Repeat what the lines below say, word for word, and skip every image.

— START —

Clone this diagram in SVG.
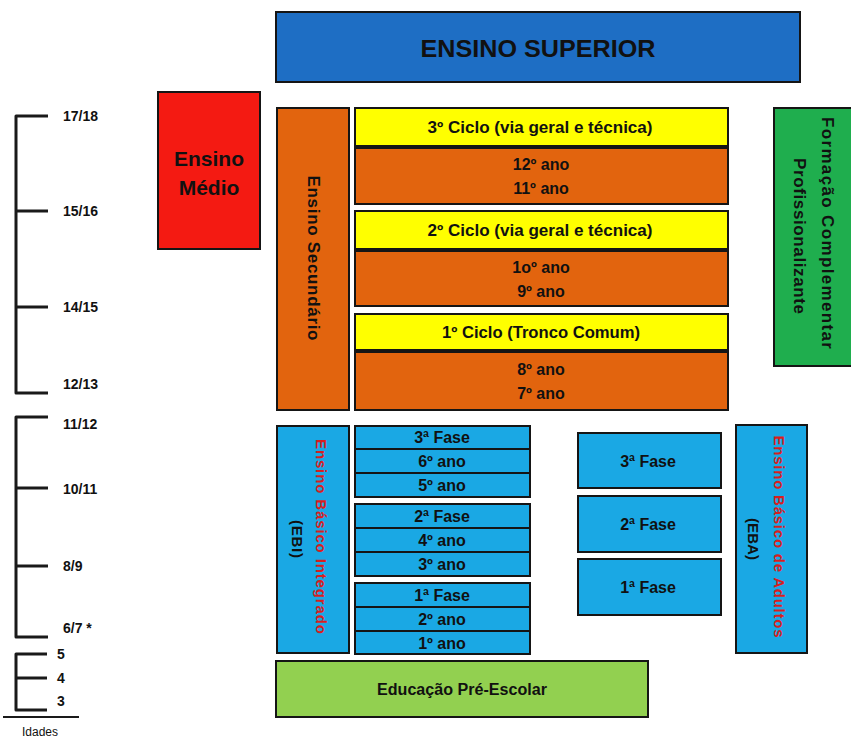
<svg xmlns="http://www.w3.org/2000/svg" width="851" height="738" viewBox="0 0 851 738">
<style>
  text { font-family: "Liberation Sans", Arial, sans-serif; font-weight: bold; fill: #111; }
  .box { stroke: #151515; stroke-width: 2; }
  .blue { fill: #1E6EC4; }
  .red { fill: #F41A12; }
  .orange { fill: #E2640E; }
  .yellow { fill: #FFFF00; }
  .green { fill: #1FAE4E; }
  .lblue { fill: #1AA8E4; }
  .lgreen { fill: #92D050; }
  .c { text-anchor: middle; dominant-baseline: central; }
  .lbl { font-size: 16px; }
  .age { font-size: 14px; }
  .redt { fill: #D81E1E; }
  .axis { fill: none; stroke: #1a1a1a; stroke-width: 3; stroke-linejoin: round; }
  .div { stroke: #151515; stroke-width: 2; }
</style>

<!-- Age axis -->
<g id="ages">
  <path class="axis" d="M48 116 H16 V393 H48 M16 211 H48 M16 307 H48"/>
  <path class="axis" d="M48 417 H16 V637 H48 M16 488 H48 M16 566 H48"/>
  <path class="axis" d="M47 654 H16 V710 H47 M16 678 H47"/>
  <line x1="3" y1="717" x2="79" y2="717" stroke="#1a1a1a" stroke-width="2"/>
  <text class="age" x="63" y="121">17/18</text>
  <text class="age" x="63" y="216">15/16</text>
  <text class="age" x="63" y="312">14/15</text>
  <text class="age" x="63" y="389">12/13</text>
  <text class="age" x="63" y="429">11/12</text>
  <text class="age" x="63" y="494">10/11</text>
  <text class="age" x="63" y="571">8/9</text>
  <text class="age" x="63" y="633">6/7 *</text>
  <text class="age" x="57" y="659">5</text>
  <text class="age" x="57" y="683">4</text>
  <text class="age" x="57" y="706">3</text>
  <text x="40" y="736" style="font-weight:normal;font-size:12px;text-anchor:middle">Idades</text>
</g>

<g id="ensino-superior">
  <rect class="box blue" x="276" y="12" width="524" height="70"/>
  <text class="c" x="538" y="48" style="font-size:24px" textLength="235" lengthAdjust="spacingAndGlyphs">ENSINO SUPERIOR</text>
</g>

<g id="ensino-medio">
  <rect class="box red" x="158" y="92" width="102" height="157"/>
  <text class="c" x="209" y="158" style="font-size:21px">Ensino</text>
  <text class="c" x="209" y="187" style="font-size:21px">Médio</text>
</g>

<g id="ensino-secundario">
  <rect class="box orange" x="277" y="108" width="72" height="302"/>
  <text class="c" transform="translate(313,258) rotate(90)" style="font-size:17px" textLength="165" lengthAdjust="spacing">Ensino Secundário</text>
</g>

<g id="ciclo3">
  <rect class="box yellow" x="355" y="108" width="373" height="38"/>
  <text class="c lbl" x="540" y="127" textLength="225" lengthAdjust="spacingAndGlyphs">3º Ciclo (via geral e técnica)</text>
</g>
<g id="anos-12-11">
  <rect class="box orange" x="355" y="148" width="373" height="56"/>
  <text class="c lbl" x="541" y="164">12º ano</text>
  <text class="c lbl" x="541" y="188">11º ano</text>
</g>
<g id="ciclo2">
  <rect class="box yellow" x="355" y="211" width="373" height="38"/>
  <text class="c lbl" x="540" y="230" textLength="225" lengthAdjust="spacingAndGlyphs">2º Ciclo (via geral e técnica)</text>
</g>
<g id="anos-10-9">
  <rect class="box orange" x="355" y="251" width="373" height="55"/>
  <text class="c lbl" x="541" y="267">1oº ano</text>
  <text class="c lbl" x="541" y="291">9º ano</text>
</g>
<g id="ciclo1">
  <rect class="box yellow" x="355" y="314" width="373" height="36"/>
  <text class="c lbl" x="541" y="332" textLength="198" lengthAdjust="spacingAndGlyphs">1º Ciclo (Tronco Comum)</text>
</g>
<g id="anos-8-7">
  <rect class="box orange" x="355" y="352" width="373" height="58"/>
  <text class="c lbl" x="541" y="369">8º ano</text>
  <text class="c lbl" x="541" y="393">7º ano</text>
</g>

<g id="formacao">
  <rect class="box green" x="774" y="108" width="80" height="258"/>
  <text class="c" transform="translate(814,236) rotate(90)" style="font-size:17px">
    <tspan x="0" y="-14" textLength="232" lengthAdjust="spacing">Formação Complementar</tspan>
    <tspan x="0" y="14" textLength="156" lengthAdjust="spacing">Profissionalizante</tspan>
  </text>
</g>

<g id="ebi">
  <rect class="box lblue" x="277" y="426" width="72" height="227"/>
  <text class="c" transform="translate(310,539) rotate(90)" style="font-size:15px">
    <tspan class="redt" x="0" y="-12" textLength="195" lengthAdjust="spacing">Ensino Básico Integrado</tspan>
    <tspan x="0" y="12" textLength="38" lengthAdjust="spacing">(EBI)</tspan>
  </text>
</g>

<g id="fase3-ebi">
  <rect class="box lblue" x="355" y="426" width="175" height="71"/>
  <line class="div" x1="355" y1="449" x2="530" y2="449"/>
  <line class="div" x1="355" y1="473" x2="530" y2="473"/>
  <text class="c lbl" x="442" y="437">3ª Fase</text>
  <text class="c lbl" x="442" y="461">6º ano</text>
  <text class="c lbl" x="442" y="485">5º ano</text>
</g>
<g id="fase2-ebi">
  <rect class="box lblue" x="355" y="504" width="175" height="72"/>
  <line class="div" x1="355" y1="528" x2="530" y2="528"/>
  <line class="div" x1="355" y1="552" x2="530" y2="552"/>
  <text class="c lbl" x="442" y="516">2ª Fase</text>
  <text class="c lbl" x="442" y="540">4º ano</text>
  <text class="c lbl" x="442" y="564">3º ano</text>
</g>
<g id="fase1-ebi">
  <rect class="box lblue" x="355" y="583" width="175" height="71"/>
  <line class="div" x1="355" y1="607" x2="530" y2="607"/>
  <line class="div" x1="355" y1="631" x2="530" y2="631"/>
  <text class="c lbl" x="442" y="595">1ª Fase</text>
  <text class="c lbl" x="442" y="619">2º ano</text>
  <text class="c lbl" x="442" y="643">1º ano</text>
</g>

<g id="fase3-eba">
  <rect class="box lblue" x="578" y="433" width="143" height="55"/>
  <text class="c lbl" x="648" y="461">3ª Fase</text>
</g>
<g id="fase2-eba">
  <rect class="box lblue" x="578" y="496" width="143" height="56"/>
  <text class="c lbl" x="648" y="524">2ª Fase</text>
</g>
<g id="fase1-eba">
  <rect class="box lblue" x="578" y="559" width="143" height="56"/>
  <text class="c lbl" x="648" y="587">1ª Fase</text>
</g>

<g id="eba">
  <rect class="box lblue" x="736" y="425" width="71" height="228"/>
  <text class="c" transform="translate(767,539) rotate(90)" style="font-size:15px">
    <tspan class="redt" x="0" y="-13" textLength="202" lengthAdjust="spacing">Ensino Básico de Adultos</tspan>
    <tspan x="0" y="13" textLength="42" lengthAdjust="spacing">(EBA)</tspan>
  </text>
</g>

<g id="pre-escolar">
  <rect class="box lgreen" x="276" y="661" width="372" height="56"/>
  <text class="c" x="462" y="689" style="font-size:16px" textLength="170" lengthAdjust="spacingAndGlyphs">Educação Pré-Escolar</text>
</g>
</svg>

— END —

#### [Complete output]
Clone this diagram in SVG.
<svg xmlns="http://www.w3.org/2000/svg" width="851" height="738" viewBox="0 0 851 738">
<style>
  text { font-family: "Liberation Sans", Arial, sans-serif; font-weight: bold; fill: #111; }
  .box { stroke: #151515; stroke-width: 2; }
  .blue { fill: #1E6EC4; }
  .red { fill: #F41A12; }
  .orange { fill: #E2640E; }
  .yellow { fill: #FFFF00; }
  .green { fill: #1FAE4E; }
  .lblue { fill: #1AA8E4; }
  .lgreen { fill: #92D050; }
  .c { text-anchor: middle; dominant-baseline: central; }
  .lbl { font-size: 16px; }
  .age { font-size: 14px; }
  .redt { fill: #D81E1E; }
  .axis { fill: none; stroke: #1a1a1a; stroke-width: 3; stroke-linejoin: round; }
  .div { stroke: #151515; stroke-width: 2; }
</style>

<!-- Age axis -->
<g id="ages">
  <path class="axis" d="M48 116 H16 V393 H48 M16 211 H48 M16 307 H48"/>
  <path class="axis" d="M48 417 H16 V637 H48 M16 488 H48 M16 566 H48"/>
  <path class="axis" d="M47 654 H16 V710 H47 M16 678 H47"/>
  <line x1="3" y1="717" x2="79" y2="717" stroke="#1a1a1a" stroke-width="2"/>
  <text class="age" x="63" y="121">17/18</text>
  <text class="age" x="63" y="216">15/16</text>
  <text class="age" x="63" y="312">14/15</text>
  <text class="age" x="63" y="389">12/13</text>
  <text class="age" x="63" y="429">11/12</text>
  <text class="age" x="63" y="494">10/11</text>
  <text class="age" x="63" y="571">8/9</text>
  <text class="age" x="63" y="633">6/7 *</text>
  <text class="age" x="57" y="659">5</text>
  <text class="age" x="57" y="683">4</text>
  <text class="age" x="57" y="706">3</text>
  <text x="40" y="736" style="font-weight:normal;font-size:12px;text-anchor:middle">Idades</text>
</g>

<g id="ensino-superior">
  <rect class="box blue" x="276" y="12" width="524" height="70"/>
  <text class="c" x="538" y="48" style="font-size:24px" textLength="235" lengthAdjust="spacingAndGlyphs">ENSINO SUPERIOR</text>
</g>

<g id="ensino-medio">
  <rect class="box red" x="158" y="92" width="102" height="157"/>
  <text class="c" x="209" y="158" style="font-size:21px">Ensino</text>
  <text class="c" x="209" y="187" style="font-size:21px">Médio</text>
</g>

<g id="ensino-secundario">
  <rect class="box orange" x="277" y="108" width="72" height="302"/>
  <text class="c" transform="translate(313,258) rotate(90)" style="font-size:17px" textLength="165" lengthAdjust="spacing">Ensino Secundário</text>
</g>

<g id="ciclo3">
  <rect class="box yellow" x="355" y="108" width="373" height="38"/>
  <text class="c lbl" x="540" y="127" textLength="225" lengthAdjust="spacingAndGlyphs">3º Ciclo (via geral e técnica)</text>
</g>
<g id="anos-12-11">
  <rect class="box orange" x="355" y="148" width="373" height="56"/>
  <text class="c lbl" x="541" y="164">12º ano</text>
  <text class="c lbl" x="541" y="188">11º ano</text>
</g>
<g id="ciclo2">
  <rect class="box yellow" x="355" y="211" width="373" height="38"/>
  <text class="c lbl" x="540" y="230" textLength="225" lengthAdjust="spacingAndGlyphs">2º Ciclo (via geral e técnica)</text>
</g>
<g id="anos-10-9">
  <rect class="box orange" x="355" y="251" width="373" height="55"/>
  <text class="c lbl" x="541" y="267">1oº ano</text>
  <text class="c lbl" x="541" y="291">9º ano</text>
</g>
<g id="ciclo1">
  <rect class="box yellow" x="355" y="314" width="373" height="36"/>
  <text class="c lbl" x="541" y="332" textLength="198" lengthAdjust="spacingAndGlyphs">1º Ciclo (Tronco Comum)</text>
</g>
<g id="anos-8-7">
  <rect class="box orange" x="355" y="352" width="373" height="58"/>
  <text class="c lbl" x="541" y="369">8º ano</text>
  <text class="c lbl" x="541" y="393">7º ano</text>
</g>

<g id="formacao">
  <rect class="box green" x="774" y="108" width="80" height="258"/>
  <text class="c" transform="translate(814,236) rotate(90)" style="font-size:17px">
    <tspan x="0" y="-14" textLength="232" lengthAdjust="spacing">Formação Complementar</tspan>
    <tspan x="0" y="14" textLength="156" lengthAdjust="spacing">Profissionalizante</tspan>
  </text>
</g>

<g id="ebi">
  <rect class="box lblue" x="277" y="426" width="72" height="227"/>
  <text class="c" transform="translate(310,539) rotate(90)" style="font-size:15px">
    <tspan class="redt" x="0" y="-12" textLength="195" lengthAdjust="spacing">Ensino Básico Integrado</tspan>
    <tspan x="0" y="12" textLength="38" lengthAdjust="spacing">(EBI)</tspan>
  </text>
</g>

<g id="fase3-ebi">
  <rect class="box lblue" x="355" y="426" width="175" height="71"/>
  <line class="div" x1="355" y1="449" x2="530" y2="449"/>
  <line class="div" x1="355" y1="473" x2="530" y2="473"/>
  <text class="c lbl" x="442" y="437">3ª Fase</text>
  <text class="c lbl" x="442" y="461">6º ano</text>
  <text class="c lbl" x="442" y="485">5º ano</text>
</g>
<g id="fase2-ebi">
  <rect class="box lblue" x="355" y="504" width="175" height="72"/>
  <line class="div" x1="355" y1="528" x2="530" y2="528"/>
  <line class="div" x1="355" y1="552" x2="530" y2="552"/>
  <text class="c lbl" x="442" y="516">2ª Fase</text>
  <text class="c lbl" x="442" y="540">4º ano</text>
  <text class="c lbl" x="442" y="564">3º ano</text>
</g>
<g id="fase1-ebi">
  <rect class="box lblue" x="355" y="583" width="175" height="71"/>
  <line class="div" x1="355" y1="607" x2="530" y2="607"/>
  <line class="div" x1="355" y1="631" x2="530" y2="631"/>
  <text class="c lbl" x="442" y="595">1ª Fase</text>
  <text class="c lbl" x="442" y="619">2º ano</text>
  <text class="c lbl" x="442" y="643">1º ano</text>
</g>

<g id="fase3-eba">
  <rect class="box lblue" x="578" y="433" width="143" height="55"/>
  <text class="c lbl" x="648" y="461">3ª Fase</text>
</g>
<g id="fase2-eba">
  <rect class="box lblue" x="578" y="496" width="143" height="56"/>
  <text class="c lbl" x="648" y="524">2ª Fase</text>
</g>
<g id="fase1-eba">
  <rect class="box lblue" x="578" y="559" width="143" height="56"/>
  <text class="c lbl" x="648" y="587">1ª Fase</text>
</g>

<g id="eba">
  <rect class="box lblue" x="736" y="425" width="71" height="228"/>
  <text class="c" transform="translate(767,539) rotate(90)" style="font-size:15px">
    <tspan class="redt" x="0" y="-13" textLength="202" lengthAdjust="spacing">Ensino Básico de Adultos</tspan>
    <tspan x="0" y="13" textLength="42" lengthAdjust="spacing">(EBA)</tspan>
  </text>
</g>

<g id="pre-escolar">
  <rect class="box lgreen" x="276" y="661" width="372" height="56"/>
  <text class="c" x="462" y="689" style="font-size:16px" textLength="170" lengthAdjust="spacingAndGlyphs">Educação Pré-Escolar</text>
</g>
</svg>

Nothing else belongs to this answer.